Adam Charles Travis appeared in the Whanganui District Court this week having pleaded guilty to charges relating to stealing bank deposits and cashing altered cheques.
In the early hours of May 15 and May 18, Travis and a female entered the internal lobby of ANZ on Victoria Ave which is open to customers after hours by bank card swipe access. "Once the two were inside the lobby, the defendant produced a fishing type contraption ... he attempted to fish posted deposits out of the safety boxes," police prosecutor Sergeant Rachel Willemsen told the court.
"He's done this using the adhesive on the back of the safety deposit bags and wrapped the adhesives around a metal washer ... and tied the washer to the nylon dropping it into the boxes."
Travis managed to snag deposits which he put in his jacket.
He attempted the same thing at ASB Bank on July 2 but did not obtain any deposits.
He tried it again at ASB on July 8 entering the lobby with a glove, nylon, metal washers and craft knife.
"A security guard watched him doing this from his laptop," said Ms Willemsen.
Meanwhile, on April 1, the victim posted a cheque to Farmlands in Wanganui made out to $1208.62. On April 24, the defendant went to ANZ in Wanganui and presented the bank teller with the cheque. He changed Farmlands to read Adam Travis. The teller requested identification and Travis received the money.
Travis also did this in May when a victim posted two cheques written to ACC for $223.70. Two days later, Travis went to Westpac Bank on Victoria Ave and successfully cashed one of the victim's cheques with ACC changed to read A C Travis and changed the value to $2023.70.

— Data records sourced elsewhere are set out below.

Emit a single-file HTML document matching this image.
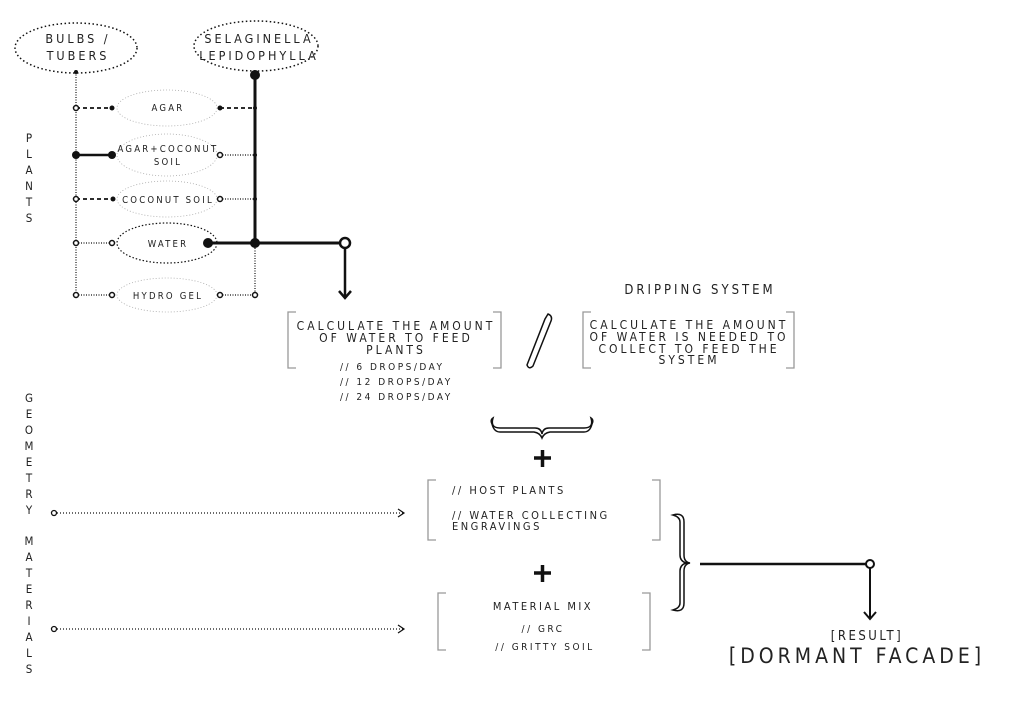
<!DOCTYPE html>
<html><head><meta charset="utf-8"><style>
body{margin:0;background:#fff}
svg{display:block}
text{font-family:"DejaVu Sans Condensed","Liberation Sans",sans-serif;fill:#222}
</style></head><body>
<svg width="1024" height="724" viewBox="0 0 1024 724" xmlns="http://www.w3.org/2000/svg">
<g fill="none" stroke="#111">
<ellipse cx="76" cy="48" rx="61" ry="25" stroke-dasharray="1.5 2.5" stroke-width="1.5"/>
<ellipse cx="256" cy="46" rx="62" ry="25" stroke-dasharray="1.5 2.5" stroke-width="1.5"/>
<g stroke="#aaa" stroke-dasharray="1 2" stroke-width="0.8">
<ellipse cx="167" cy="108" rx="50" ry="18"/>
<ellipse cx="167" cy="155" rx="50" ry="21"/>
<ellipse cx="167" cy="199" rx="50" ry="18"/>
<ellipse cx="167" cy="295" rx="50" ry="17"/>
</g>
<ellipse cx="167" cy="243" rx="50" ry="20" stroke-dasharray="1.5 2" stroke-width="1.2"/>
<line x1="76" y1="72" x2="76" y2="296" stroke-dasharray="1 1.5" stroke-width="1.2"/>
<line x1="255" y1="75" x2="255" y2="243" stroke-width="3"/>
<line x1="255" y1="243" x2="255" y2="295" stroke-dasharray="1 1.5" stroke-width="1.2"/>
<line x1="76" y1="108" x2="112" y2="108" stroke-dasharray="4 3" stroke-width="1.8"/>
<line x1="220" y1="108" x2="255" y2="108" stroke-dasharray="4 3" stroke-width="1.8"/>
<line x1="76" y1="155" x2="112" y2="155" stroke-width="2.5"/>
<line x1="220" y1="155" x2="255" y2="155" stroke-dasharray="1 1.5" stroke-width="1.2"/>
<line x1="76" y1="199" x2="113" y2="199" stroke-dasharray="4 3" stroke-width="1.8"/>
<line x1="220" y1="199" x2="255" y2="199" stroke-dasharray="1 1.5" stroke-width="1.2"/>
<line x1="76" y1="243" x2="112" y2="243" stroke-dasharray="1 1.5" stroke-width="1.2"/>
<line x1="208" y1="243" x2="341" y2="243" stroke-width="3"/>
<line x1="345" y1="247" x2="345" y2="298" stroke-width="2.5"/>
<polyline points="339,291 345,298 351,291" stroke-width="2.5"/>
<line x1="76" y1="295" x2="112" y2="295" stroke-dasharray="1 1.5" stroke-width="1.2"/>
<line x1="220" y1="295" x2="255" y2="295" stroke-dasharray="1 1.5" stroke-width="1.2"/>
</g>
<g fill="#111">
<circle cx="76" cy="72" r="2"/>
<circle cx="255" cy="75" r="5"/>
<circle cx="112" cy="108" r="2.5"/><circle cx="220" cy="108" r="2.5"/><circle cx="255" cy="108" r="2"/>
<circle cx="76" cy="155" r="4"/><circle cx="112" cy="155" r="4"/><circle cx="255" cy="155" r="2"/>
<circle cx="113" cy="199" r="2.5"/><circle cx="255" cy="199" r="2"/>
<circle cx="208" cy="243" r="5"/><circle cx="255" cy="243" r="5"/>
</g>
<g fill="#fff" stroke="#111" stroke-width="1.5">
<circle cx="76" cy="108" r="2.5"/>
<circle cx="220" cy="155" r="2.5"/>
<circle cx="76" cy="199" r="2.5"/><circle cx="220" cy="199" r="2.5"/>
<circle cx="76" cy="243" r="2.5"/><circle cx="112" cy="243" r="2.5"/>
<circle cx="345" cy="243" r="5" stroke-width="2.5"/>
<circle cx="76" cy="295" r="2.5"/><circle cx="112" cy="295" r="2.5"/><circle cx="220" cy="295" r="2.5"/><circle cx="255" cy="295" r="2.5"/>
</g>
<g font-size="12.5" text-anchor="middle" letter-spacing="3">
<text x="78" y="43">BULBS /</text><text x="78" y="60">TUBERS</text>
<text x="259" y="43">SELAGINELLA</text><text x="259" y="60">LEPIDOPHYLLA</text>
</g>
<g font-size="9.5" text-anchor="middle" letter-spacing="2.2">
<text x="168" y="111">AGAR</text>
<text x="168" y="152">AGAR+COCONUT</text><text x="168" y="165">SOIL</text>
<text x="168" y="203">COCONUT SOIL</text>
<text x="168" y="247">WATER</text>
<text x="168" y="299">HYDRO GEL</text>
</g>
<g font-size="11.5" text-anchor="middle">
<text x="29" y="142">P</text><text x="29" y="158">L</text><text x="29" y="174">A</text><text x="29" y="190">N</text><text x="29" y="206">T</text><text x="29" y="222">S</text>
<text x="29" y="402">G</text><text x="29" y="418">E</text><text x="29" y="434">O</text><text x="29" y="450">M</text><text x="29" y="466">E</text><text x="29" y="482">T</text><text x="29" y="498">R</text><text x="29" y="514">Y</text>
<text x="29" y="545">M</text><text x="29" y="561">A</text><text x="29" y="577">T</text><text x="29" y="593">E</text><text x="29" y="609">R</text><text x="29" y="625">I</text><text x="29" y="641">A</text><text x="29" y="657">L</text><text x="29" y="673">S</text>
</g>
<g fill="none" stroke="#999" stroke-width="1.3">
<path d="M296,312 h-8 v56 h8"/><path d="M493,312 h8 v56 h-8"/>
<path d="M591,312 h-8 v56 h8"/><path d="M786,312 h8 v56 h-8"/>
<path d="M436,480 h-8 v60 h8"/><path d="M652,480 h8 v60 h-8"/>
<path d="M446,593 h-8 v57 h8"/><path d="M642,593 h8 v57 h-8"/>
</g>
<path d="M548,314 Q553,316 551,321 L533,366 Q529,370 527,365 L545,319 Z" fill="none" stroke="#111" stroke-width="1.5"/>
<path d="M493,418 Q490,428 500,428 L535,428 Q541,428 542,434 Q543,428 549,428 L584,428 Q594,428 591,418 Q594,420 592,424 Q590,432 584,432 L550,432 Q544,433 542,438 Q540,433 534,432 L500,432 Q494,432 492,424 Q490,420 493,418 Z" fill="none" stroke="#111" stroke-width="1.5"/>
<path d="M673,515 Q684,512 684,522 L684,555 Q684,562 690,563 Q684,564 684,571 L684,603 Q684,613 673,610 Q680,608 680,603 L680,571 Q680,565 686,563 Q680,561 680,555 L680,522 Q680,517 673,515 Z" fill="none" stroke="#111" stroke-width="1.5"/>
<g stroke="#111" stroke-width="3.5">
<line x1="534" y1="458" x2="551" y2="458"/><line x1="542.5" y1="450" x2="542.5" y2="467"/>
<line x1="534" y1="573" x2="551" y2="573"/><line x1="542.5" y1="565" x2="542.5" y2="582"/>
</g>
<g stroke="#111" fill="none">
<line x1="700" y1="564" x2="866" y2="564" stroke-width="2.5"/>
<circle cx="870" cy="564" r="4" fill="#fff" stroke-width="2"/>
<line x1="870" y1="568" x2="870" y2="619" stroke-width="2"/>
<polyline points="864,612 870,619 876,612" stroke-width="2"/>
<line x1="57" y1="513" x2="403" y2="513" stroke-dasharray="1 2" stroke-width="1.3"/>
<polyline points="398,509 404,513 398,517" stroke-width="1.2"/>
<line x1="57" y1="629" x2="403" y2="629" stroke-dasharray="1 2" stroke-width="1.3"/>
<polyline points="398,625 404,629 398,633" stroke-width="1.2"/>
</g>
<circle cx="54" cy="513" r="2.5" fill="#fff" stroke="#111" stroke-width="1.3"/>
<circle cx="54" cy="629" r="2.5" fill="#fff" stroke="#111" stroke-width="1.3"/>
<g font-size="12" text-anchor="middle" letter-spacing="3">
<text x="700" y="294" font-size="13">DRIPPING SYSTEM</text>
<text x="396" y="330">CALCULATE THE AMOUNT</text>
<text x="396" y="342">OF WATER TO FEED</text>
<text x="396" y="354">PLANTS</text>
<text x="689" y="329">CALCULATE THE AMOUNT</text>
<text x="689" y="341">OF WATER IS NEEDED TO</text>
<text x="689" y="353">COLLECT TO FEED THE</text>
<text x="689" y="364">SYSTEM</text>
</g>
<g font-size="10" letter-spacing="2.5">
<text x="340" y="370">// 6 DROPS/DAY</text>
<text x="340" y="385">// 12 DROPS/DAY</text>
<text x="340" y="400">// 24 DROPS/DAY</text>
<text x="452" y="494" font-size="11">// HOST PLANTS</text>
<text x="452" y="519" font-size="11">// WATER COLLECTING</text>
<text x="452" y="530" font-size="11">ENGRAVINGS</text>
</g>
<g font-size="10" letter-spacing="2.5" text-anchor="middle">
<text x="543" y="610" font-size="11">MATERIAL MIX</text>
<text x="543" y="632">// GRC</text>
<text x="545" y="650">// GRITTY SOIL</text>
<text x="867" y="640" font-size="13">[RESULT]</text>
<text x="857" y="663" font-size="21" letter-spacing="4">[DORMANT FACADE]</text>
</g>
</svg>
</body></html>
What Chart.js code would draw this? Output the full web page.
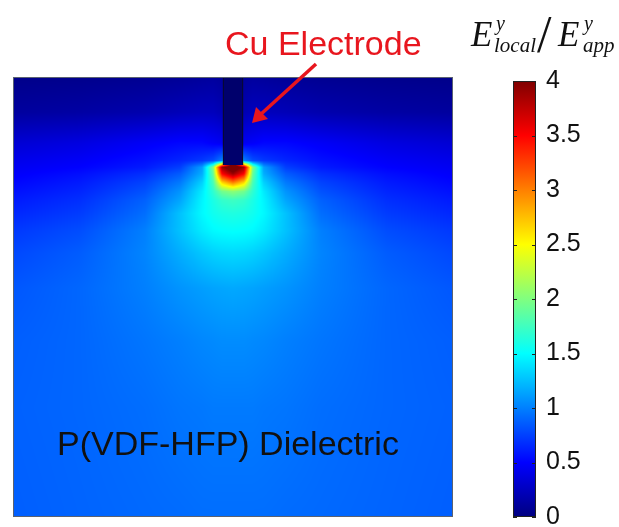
<!DOCTYPE html>
<html>
<head>
<meta charset="utf-8">
<script src="https://cdn.jsdelivr.net/npm/chart.js@4.4.0/dist/chart.umd.min.js"></script>
<style>
  html, body { margin: 0; padding: 0; background: #fff; }
  #wrap { position: relative; width: 619px; height: 527px; }
</style>
</head>
<body>
<div id="wrap"><canvas id="field"></canvas></div>
<script>
const fieldX = [0, 15, 30, 38, 43, 45.5, 47.5, 50, 52.5, 54.5, 57, 62, 70, 85, 100];
const fieldY = [0, 8, 15, 19, 20.5, 22, 24, 26, 28, 31, 35, 40, 48, 60, 75, 100];
const fieldValues = [
    [0.04, 0.05, 0.07, 0.09, 0.11, 0.12, 0.10, 0.05, 0.10, 0.12, 0.11, 0.09, 0.07, 0.05, 0.04],
    [0.12, 0.14, 0.18, 0.22, 0.24, 0.24, 0.20, 0.05, 0.20, 0.24, 0.24, 0.22, 0.18, 0.14, 0.12],
    [0.33, 0.38, 0.47, 0.52, 0.52, 0.48, 0.45, 0.05, 0.45, 0.48, 0.52, 0.52, 0.47, 0.38, 0.33],
    [0.42, 0.47, 0.56, 0.64, 0.72, 0.80, 1.00, 4.20, 1.00, 0.80, 0.72, 0.64, 0.56, 0.47, 0.42],
    [0.45, 0.50, 0.60, 0.74, 1.12, 2.00, 3.90, 4.30, 3.90, 2.00, 1.12, 0.74, 0.60, 0.50, 0.45],
    [0.48, 0.55, 0.68, 0.86, 1.18, 1.90, 3.50, 3.90, 3.50, 1.90, 1.18, 0.86, 0.68, 0.55, 0.48],
    [0.52, 0.60, 0.76, 0.98, 1.32, 1.78, 2.65, 3.00, 2.65, 1.78, 1.32, 0.98, 0.76, 0.60, 0.52],
    [0.56, 0.64, 0.82, 1.08, 1.42, 1.68, 1.95, 2.05, 1.95, 1.68, 1.42, 1.08, 0.82, 0.64, 0.56],
    [0.60, 0.68, 0.88, 1.15, 1.46, 1.60, 1.70, 1.74, 1.70, 1.60, 1.46, 1.15, 0.88, 0.68, 0.60],
    [0.65, 0.73, 0.93, 1.26, 1.48, 1.56, 1.60, 1.62, 1.60, 1.56, 1.48, 1.26, 0.93, 0.73, 0.65],
    [0.72, 0.80, 1.00, 1.26, 1.42, 1.48, 1.50, 1.51, 1.50, 1.48, 1.42, 1.26, 1.00, 0.80, 0.72],
    [0.78, 0.86, 1.02, 1.18, 1.28, 1.32, 1.34, 1.35, 1.34, 1.32, 1.28, 1.18, 1.02, 0.86, 0.78],
    [0.84, 0.90, 1.00, 1.08, 1.12, 1.14, 1.15, 1.16, 1.15, 1.14, 1.12, 1.08, 1.00, 0.90, 0.84],
    [0.87, 0.90, 0.96, 1.00, 1.03, 1.04, 1.05, 1.05, 1.05, 1.04, 1.03, 1.00, 0.96, 0.90, 0.87],
    [0.88, 0.90, 0.93, 0.96, 0.97, 0.98, 0.98, 0.98, 0.98, 0.98, 0.97, 0.96, 0.93, 0.90, 0.88],
    [0.87, 0.89, 0.91, 0.92, 0.93, 0.93, 0.93, 0.93, 0.93, 0.93, 0.93, 0.92, 0.91, 0.89, 0.87]
];

// Electrode geometry in the same units
const electrodeX = [47.7, 52.3];
const electrodeDepth = 20;

// Colour bar
const colorRange = [0, 4];
const colorTicks = [0, 0.5, 1, 1.5, 2, 2.5, 3, 3.5, 4];

// Labels
const electrodeLabel = 'Cu Electrode';
const dielectricLabel = 'P(VDF-HFP) Dielectric';

function clamp01(v) { return v < 0 ? 0 : (v > 1 ? 1 : v); }

// jet colormap
function jet(v) {
    const t = clamp01((v - colorRange[0]) / (colorRange[1] - colorRange[0]));
    return [
        Math.round(255 * clamp01(1.5 - Math.abs(4 * t - 3))),
        Math.round(255 * clamp01(1.5 - Math.abs(4 * t - 2))),
        Math.round(255 * clamp01(1.5 - Math.abs(4 * t - 1)))
    ];
}

function locate(arr, v) {
    for (let i = 0; i < arr.length - 2; i++) {
        if (v < arr[i + 1]) return i;
    }
    return arr.length - 2;
}

function sampleField(x, y) {
    const i = locate(fieldX, x), j = locate(fieldY, y);
    const tx = clamp01((x - fieldX[i]) / (fieldX[i + 1] - fieldX[i]));
    const ty = clamp01((y - fieldY[j]) / (fieldY[j + 1] - fieldY[j]));
    const a = fieldValues[j][i], b = fieldValues[j][i + 1];
    const c = fieldValues[j + 1][i], d = fieldValues[j + 1][i + 1];
    return (a * (1 - tx) + b * tx) * (1 - ty) + (c * (1 - tx) + d * tx) * ty;
}

const fieldPlugin = {
    id: 'fieldMap',
    beforeDatasetsDraw(chart) {
        const { ctx, chartArea: area, scales } = chart;
        const w = Math.round(area.right - area.left), h = Math.round(area.bottom - area.top);
        const off = document.createElement('canvas');
        off.width = w; off.height = h;
        const octx = off.getContext('2d');
        const img = octx.createImageData(w, h);
        for (let py = 0; py < h; py++) {
            const y = scales.y.getValueForPixel(area.top + py + 0.5);
            for (let px = 0; px < w; px++) {
                const x = scales.x.getValueForPixel(area.left + px + 0.5);
                const c = jet(sampleField(x, y));
                const k = (py * w + px) * 4;
                img.data[k] = c[0]; img.data[k + 1] = c[1]; img.data[k + 2] = c[2]; img.data[k + 3] = 255;
            }
        }
        octx.putImageData(img, 0, 0);
        ctx.drawImage(off, area.left, area.top);

        // electrode body
        const ex0 = scales.x.getPixelForValue(electrodeX[0]);
        const ex1 = scales.x.getPixelForValue(electrodeX[1]);
        const ey0 = scales.y.getPixelForValue(0);
        const ey1 = scales.y.getPixelForValue(electrodeDepth);
        ctx.save();
        ctx.fillStyle = 'rgb(0,0,108)';
        ctx.fillRect(ex0, ey0, ex1 - ex0, ey1 - ey0);
        ctx.strokeStyle = 'rgba(10,10,40,0.9)';
        ctx.lineWidth = 1;
        ctx.beginPath();
        ctx.moveTo(ex0 + 0.5, ey0); ctx.lineTo(ex0 + 0.5, ey1);
        ctx.moveTo(ex1 - 0.5, ey0); ctx.lineTo(ex1 - 0.5, ey1);
        ctx.stroke();

        // plot frame
        ctx.strokeStyle = '#5a6272';
        ctx.strokeRect(area.left + 0.5, area.top + 0.5, w - 1, h - 1);
        ctx.restore();
    },
    afterDraw(chart) {
        const { ctx, scales } = chart;
        const cb = scales.cb;
        const bx0 = 513, bx1 = 536;
        const yTop = cb.getPixelForValue(colorRange[1]);
        const yBot = cb.getPixelForValue(colorRange[0]);
        ctx.save();

        // colour bar gradient
        const grad = ctx.createLinearGradient(0, yBot, 0, yTop);
        for (let i = 0; i <= 40; i++) {
            const c = jet(colorRange[0] + (colorRange[1] - colorRange[0]) * i / 40);
            grad.addColorStop(i / 40, `rgb(${c[0]},${c[1]},${c[2]})`);
        }
        ctx.fillStyle = grad;
        ctx.fillRect(bx0, yTop, bx1 - bx0, yBot - yTop);
        ctx.strokeStyle = '#222';
        ctx.lineWidth = 1;
        ctx.strokeRect(bx0 + 0.5, yTop + 0.5, bx1 - bx0 - 1, yBot - yTop - 1);
        ctx.beginPath();
        colorTicks.forEach(v => {
            const y = Math.round(cb.getPixelForValue(v)) + 0.5;
            ctx.moveTo(bx0, y); ctx.lineTo(bx0 + 4, y);
            ctx.moveTo(bx1 - 4, y); ctx.lineTo(bx1, y);
        });
        ctx.stroke();

        // colour bar title: E^y_local / E^y_app
        ctx.fillStyle = '#111';
        ctx.textBaseline = 'alphabetic';
        ctx.textAlign = 'left';
        ctx.font = 'italic 35px "Liberation Serif", serif';
        ctx.fillText('E', 471, 46);
        ctx.fillText('E', 558, 46);
        ctx.font = 'italic 20px "Liberation Serif", serif';
        ctx.fillText('y', 496, 30);
        ctx.fillText('y', 584, 30);
        ctx.font = 'italic 21px "Liberation Serif", serif';
        ctx.fillText('local', 494, 52);
        ctx.fillText('app', 583, 52);
        ctx.font = '52px "Liberation Serif", serif';
        ctx.fillText('/', 537, 52);

        // electrode label and arrow
        ctx.fillStyle = '#e8161e';
        ctx.font = '34px "Liberation Sans", Arial, sans-serif';
        ctx.fillText(electrodeLabel, 225, 55);
        ctx.strokeStyle = '#e8161e';
        ctx.lineWidth = 3.5;
        ctx.beginPath();
        ctx.moveTo(316, 64);
        ctx.lineTo(260, 115);
        ctx.stroke();
        ctx.beginPath();
        ctx.moveTo(252, 123);
        ctx.lineTo(256, 107);
        ctx.lineTo(268, 119);
        ctx.closePath();
        ctx.fill();

        // dielectric label
        ctx.fillStyle = '#111';
        ctx.font = '34px "Liberation Sans", Arial, sans-serif';
        ctx.fillText(dielectricLabel, 57, 455);
        ctx.restore();
    }
};

new Chart(document.getElementById('field'), {
    type: 'scatter',
    data: { datasets: [{ data: [] }] },
    options: {
        responsive: true,
        maintainAspectRatio: false,
        animation: false,
        layout: { padding: { left: 13, top: 77, right: 0, bottom: 10 } },
        plugins: { legend: { display: false }, tooltip: { enabled: false } },
        scales: {
            x: { type: 'linear', min: 0, max: 100, display: false },
            y: { type: 'linear', min: 0, max: 100, reverse: true, display: false },
            cb: {
                type: 'linear',
                position: 'right',
                min: 0,
                max: 4.037,
                grid: { display: false, drawTicks: false },
                border: { display: false },
                ticks: {
                    padding: 93,
                    color: '#111',
                    font: { family: '"Liberation Sans", Arial, sans-serif', size: 25 },
                    callback: v => String(v)
                },
                afterBuildTicks(scale) { scale.ticks = colorTicks.map(v => ({ value: v })); },
                afterFit(scale) {
                    scale.width = 166;
                    // labels may overhang the bar; keep the plot area where the layout padding puts it
                    scale.paddingTop = 0;
                    scale.paddingBottom = 0;
                }
            }
        }
    },
    plugins: [fieldPlugin]
});
</script>
</body>
</html>
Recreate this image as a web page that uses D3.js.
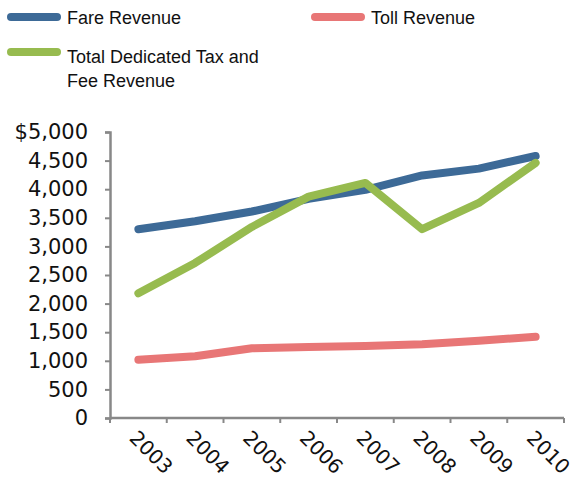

Travis' lawyer, Anna Brosnahan, said Travis' financial problems had prompted his offending.
"He'd recently lost his job, he separated from his partner of a substantial period of time and things weren't looking that good for him in terms of finances. It was period of desperation which is why he's done this all of a sudden, out of the blue."
Judge David Cameron said it was "very serious offending.
"This involves going into banks for illicit purposes, breaching the security of the bank by obtaining confidential deposit slips and cheques and then altering them to a substantial extent."
Judge Cameron hinted at imprisonment as a starting point for sentencing. "Otherwise it's not sending a sufficient message to the community that it won't be tolerated," he said.
"There are significant sums involved. The whole methodology has to be looked at. We've got someone cruising around targeting banks for personal gain."
Travis was remanded on bail until September 7 for sentencing.